In decades past, most shrimp consumed in the U.S. were raised or caught domestically; 90 percent now come from low-cost producers abroad, said David Veal, head of the American Shrimp Processors Association.
"It's because of the success of the pond-raised shrimp industry in Asia and in Central and South America," said Veal. "They are hugely competitive. They now dominate the U.S. market."
Ralco believes it can beat foreign competitors on quality. Its shrimp will be raised antibiotic free, something the company thinks will attract consumer interest in an era when sustainability is an important value. Company officials also believe their product will benefit from the local foods movement, and from the backlash over a slavery scandal in Thailand's shrimp industry.
"If you could produce locally sourced fresh shrimp with great quality, flavor, at a reasonable price point; that would be a great thing. I think consumers would really like it," said Tim Lauer, who runs one of Minnesota's largest seafood sellers, Fortune Minnesota, formerly Coastal Seafoods.
Ralco also believes it can make money on its shrimp operations by beating the foreign competition through productivity.
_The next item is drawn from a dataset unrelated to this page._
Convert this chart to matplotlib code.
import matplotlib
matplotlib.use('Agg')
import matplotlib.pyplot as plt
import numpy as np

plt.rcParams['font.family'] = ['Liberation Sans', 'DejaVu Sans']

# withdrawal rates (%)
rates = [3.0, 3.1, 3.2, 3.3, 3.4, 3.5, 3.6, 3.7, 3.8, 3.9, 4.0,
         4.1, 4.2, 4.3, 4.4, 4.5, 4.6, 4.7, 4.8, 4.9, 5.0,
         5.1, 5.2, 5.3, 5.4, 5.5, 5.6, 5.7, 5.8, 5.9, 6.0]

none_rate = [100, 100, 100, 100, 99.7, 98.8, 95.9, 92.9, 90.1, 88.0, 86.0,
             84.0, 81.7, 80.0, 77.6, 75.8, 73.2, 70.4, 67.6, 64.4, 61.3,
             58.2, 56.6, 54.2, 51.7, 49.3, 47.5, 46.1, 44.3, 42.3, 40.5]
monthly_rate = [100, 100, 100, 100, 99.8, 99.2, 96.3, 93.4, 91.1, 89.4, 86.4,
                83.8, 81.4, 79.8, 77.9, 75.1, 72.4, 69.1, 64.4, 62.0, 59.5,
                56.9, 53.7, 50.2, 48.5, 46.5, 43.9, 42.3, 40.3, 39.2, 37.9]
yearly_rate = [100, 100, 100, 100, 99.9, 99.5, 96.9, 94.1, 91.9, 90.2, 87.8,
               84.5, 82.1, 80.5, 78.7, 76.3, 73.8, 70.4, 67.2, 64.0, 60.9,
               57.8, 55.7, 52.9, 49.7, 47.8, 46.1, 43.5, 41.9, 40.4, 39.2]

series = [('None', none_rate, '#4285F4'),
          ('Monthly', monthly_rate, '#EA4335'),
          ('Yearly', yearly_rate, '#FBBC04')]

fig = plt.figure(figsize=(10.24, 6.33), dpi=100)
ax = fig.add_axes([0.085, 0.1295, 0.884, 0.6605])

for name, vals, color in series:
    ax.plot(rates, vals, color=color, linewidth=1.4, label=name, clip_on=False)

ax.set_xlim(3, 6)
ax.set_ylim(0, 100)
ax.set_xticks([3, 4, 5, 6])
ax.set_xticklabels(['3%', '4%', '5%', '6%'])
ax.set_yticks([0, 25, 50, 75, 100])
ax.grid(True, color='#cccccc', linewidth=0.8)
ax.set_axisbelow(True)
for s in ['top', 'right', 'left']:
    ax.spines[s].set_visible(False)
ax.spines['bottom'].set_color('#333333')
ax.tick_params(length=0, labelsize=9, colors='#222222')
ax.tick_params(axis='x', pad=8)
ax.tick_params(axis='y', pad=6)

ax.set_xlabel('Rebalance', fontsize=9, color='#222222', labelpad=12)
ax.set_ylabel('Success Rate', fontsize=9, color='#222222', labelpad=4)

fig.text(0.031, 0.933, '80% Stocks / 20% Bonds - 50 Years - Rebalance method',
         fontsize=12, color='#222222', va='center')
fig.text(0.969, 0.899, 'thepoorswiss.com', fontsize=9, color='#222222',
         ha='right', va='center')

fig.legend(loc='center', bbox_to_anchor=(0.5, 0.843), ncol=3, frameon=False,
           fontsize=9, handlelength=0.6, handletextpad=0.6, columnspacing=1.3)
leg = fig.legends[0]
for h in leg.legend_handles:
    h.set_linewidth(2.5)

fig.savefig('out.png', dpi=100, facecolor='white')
Pond-raised shrimp farms abroad typically have two shrimp harvests a year but Ralco can double that, said Ziebell.
Ralco still needs to deliver for investors. Veal, with the shrimp trade association, says he has no doubt that the Minnesota company can successfully grow millions of shrimp. Selling them at a profit, however, will be a challenge.
These are multi-million dollar investments, he added, and "we're operating on a very few percent margin of profit."